# Indefinite Integral

Discussion in 'Homework' started by JustNrik, Jul 12, 2015.

1. ### JustNrikWell-Known Member

$\dpi{100} \bg_white \fn_jvn \large \int e^{sin(x)}dx$

Can someone solve it?

It's not "secxe^sinx + c" just in case.

2. ### Siraraz.Well-Known Member

I tried. I failed.

4. ### EutychiusModerator

It's an indefinite integral so there isn't really a scale to reduce the polynomial down to a finite expression.

If you tried that, you would integrate the first 2-3 parts of it at most which of course a very rough estimation.

But I guess it's the only way because I can't seem to find any other way.

I tried converting the sinx into a complex number expression and use Euler, but it only got more convoluted.

5. ### TheImperialWell-Known Member

Are you sure you can solve it in elementary functions?

Would be much easier if it was finite.

Anyway, you can write e^sinx as Taylor sum and after that integrate (sinx)^n and reverse the sum. [sarcasm] Pretty easy [/sarcasm]

6. ### BlarrgWell-Known Member

You can't solve this using integral from 0 to infinite which I think is what you attempted.

Posters above are indeed correct, you would solve using a series.

e^x = 1 + x + x^2/2! + x^3/3! + x^4/4!...

To get e^sin(x) just replace all the x's above with sin(x)'s taylor series (I don't remember it).

Then you integrate that huge mess and hope you're still alive

EDIT: In terms of an answer. Its super easy. sin(x) has no convergence as it goes to infinity, so e^sin(x) could not possibly converge.

Last edited: Jul 18, 2015
7. ### TheImperialWell-Known Member

It's Indefinite integral, not improper one with ±inf limits.

8. ### BlarrgWell-Known Member

Its been too long since my calc days n2long:

9. ### Heis3nbergWell-Known Member

Isn't there a formula for the integral of sin^n x for general integer x? (The derivation involves integrating by parts to get a recurrence formula). If so, just expand into taylor series like blarrg suggested and apply the general solution. You get the final answer in the form of an infinite series, which may or may not be simplfiable.

10. ### JustNrikWell-Known Member

There is, but it has nothing to do with e^sinx.

11. ### Heis3nbergWell-Known Member

It does if you expand e^sin x into its maclaurin series?

12. ### JustNrikWell-Known Member

You'll get nothing thru integrating the McLaurin serie of e^sinx, it is a indefinite integral. If it was finite it would be easier (in comparison, but it's also a mess), but it isn't.

13. ### Heis3nbergWell-Known Member

Couldnt you write the maclaurin expansion in infinite series notation? Then you get something like

int of sum (sin^n (x) over n!) from n = 0 to inf. dx

Then you reverse summation and integration, and sub in the general formula for the integral of sin^n x, accounting for the even n and odd n cases seperately.

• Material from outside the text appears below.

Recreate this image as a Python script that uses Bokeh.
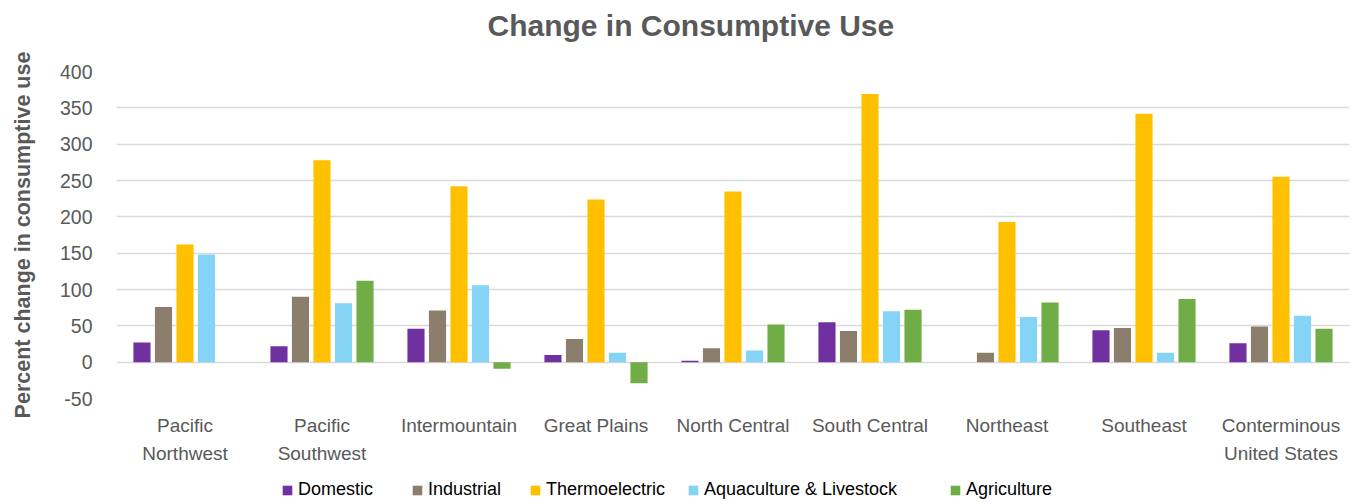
from bokeh.plotting import figure
from bokeh.layouts import column
from bokeh.models import (FactorRange, Range1d, Legend, LegendItem, Title,
                          SingleIntervalTicker, ColumnDataSource,
                          PrintfTickFormatter)
from bokeh.transform import dodge
from bokeh.embed import file_html
from bokeh.resources import INLINE

# ---- data -------------------------------------------------------------
regions = ["Pacific\nNorthwest", "Pacific\nSouthwest", "Intermountain",
           "Great Plains", "North Central", "South Central", "Northeast",
           "Southeast", "Conterminous\nUnited States"]
domestic = [27, 22, 46, 10, 2, 55, 0, 44, 26]
industrial = [76, 90, 71, 32, 19, 43, 13, 47, 49]
thermoelectric = [162, 278, 242, 224, 235, 369, 193, 342, 255]
aquaculture_livestock = [148, 81, 106, 13, 16, 70, 62, 13, 64]
agriculture = [0, 112, -9, -29, 52, 72, 82, 87, 46]

series_names = ["Domestic", "Industrial", "Thermoelectric",
                "Aquaculture & Livestock", "Agriculture"]
series_keys = ["domestic", "industrial", "thermoelectric",
               "aquaculture_livestock", "agriculture"]
series_colors = ["#7030A0", "#8C7E6C", "#FFC000", "#85D3F5", "#70AD47"]
y_ticks_interval = 50
y_min, y_max = -50, 400

FONT = "Liberation Sans"
GRAY = "#595959"

source = ColumnDataSource(dict(
    region=regions, domestic=domestic, industrial=industrial,
    thermoelectric=thermoelectric,
    aquaculture_livestock=aquaculture_livestock, agriculture=agriculture))

p = figure(frame_width=1233, frame_height=327,
           output_backend="svg", toolbar_location=None,
           x_range=FactorRange(factors=regions, range_padding=0),
           y_range=Range1d(y_min, y_max),
           min_border_left=116, min_border_right=6,
           min_border_top=71, min_border_bottom=72)
p.outline_line_color = None
p.background_fill_color = "white"
p.border_fill_color = "white"

pitch = 0.157
offsets = [-2 * pitch, -pitch, 0, pitch, 2 * pitch]
for key, off, col in zip(series_keys, offsets, series_colors):
    p.vbar(x=dodge("region", off, range=p.x_range), top=key, bottom=0,
           width=0.125, source=source, fill_color=col, line_color=None)

# axes
p.yaxis.ticker = SingleIntervalTicker(interval=y_ticks_interval)
p.yaxis.formatter = PrintfTickFormatter(format="%d")
p.yaxis.axis_line_color = None
p.yaxis.major_tick_line_color = None
p.yaxis.minor_tick_line_color = None
p.yaxis.major_tick_out = 0
p.yaxis.major_tick_in = 0
p.yaxis.major_label_standoff = 20
p.yaxis.major_label_text_font = FONT
p.yaxis.major_label_text_font_size = "19.5px"
p.yaxis.major_label_text_color = GRAY
p.yaxis.axis_label = "Percent change in consumptive use"
p.yaxis.axis_label_text_font = FONT
p.yaxis.axis_label_text_font_size = "21.5px"
p.yaxis.axis_label_text_font_style = "bold"
p.yaxis.axis_label_text_color = GRAY
p.yaxis.axis_label_standoff = 22

p.xaxis.axis_line_color = None
p.xaxis.major_tick_line_color = None
p.xaxis.minor_tick_line_color = None
p.xaxis.major_tick_out = 0
p.xaxis.major_tick_in = 0
p.xaxis.major_label_standoff = 16
p.xaxis.major_label_text_font = FONT
p.xaxis.major_label_text_font_size = "19px"
p.xaxis.major_label_text_color = GRAY
p.xaxis.major_label_text_line_height = 1.35

p.xgrid.grid_line_color = None
p.ygrid.grid_line_color = "#D9D9D9"
p.ygrid.grid_line_width = 1.3

# spacer between frame and title (first 'above' panel sits next to frame)
p.add_layout(Title(text=" ", text_font_size="10px", standoff=17), "above")

# title
p.title.text = "Change in Consumptive Use"
p.title.align = "left"
p.title.offset = 371
p.title.vertical_align = "bottom"
p.title.standoff = 0
p.title.text_font = FONT
p.title.text_font_size = "30px"
p.title.text_font_style = "bold"
p.title.text_color = GRAY

# ---- legend strip under the chart (same series, bars kept out of view) ----
lg = figure(width=1355, height=32, output_backend="svg", toolbar_location=None,
            x_range=FactorRange(factors=regions, range_padding=0),
            y_range=Range1d(1000, 1001),
            min_border_left=0, min_border_right=0,
            min_border_top=0, min_border_bottom=0)
lg.outline_line_color = None
lg.xaxis.visible = False
lg.yaxis.visible = False
lg.xgrid.visible = False
lg.ygrid.visible = False

# offsets from the (aligned) frame's left edge
legend_x = [165, 295, 413, 571, 833]
for key, off, col, name, lx in zip(series_keys, offsets, series_colors,
                                   series_names, legend_x):
    r = lg.vbar(x=dodge("region", off, range=lg.x_range), top=key, bottom=0,
                width=0.125, source=source, fill_color=col, line_color=None)
    leg = Legend(items=[LegendItem(label=name, renderers=[r])],
                 location=(lx, 2), orientation="horizontal",
                 glyph_width=12, glyph_height=12, label_standoff=5,
                 label_height=20, padding=0, margin=0, spacing=0,
                 border_line_color=None, background_fill_alpha=0,
                 label_text_font=FONT, label_text_font_size="18px",
                 label_text_color="#000000")
    lg.add_layout(leg)

layout = column(p, lg, spacing=0)
open("out.html", "w").write(file_html(layout, INLINE))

You'll get a messy infinite nested sum or a sum of products (can't remember what the integral of sin^n x was). That's... somewhat of an answer right? Since there aren't any answers in terms of elementary functions anyway that's the best I could think of.

Do you have an answer in mind for this question?

14. ### JustNrikWell-Known Member

I don't have mind for this, I'm on vacation. But it's gonna be a great mess to solve it with power series.

15. ### 3.14159Well-Known Member

This kind of integral doesn't have a nice form. Basically, it can't be integrated without using power series or some numerical approximation.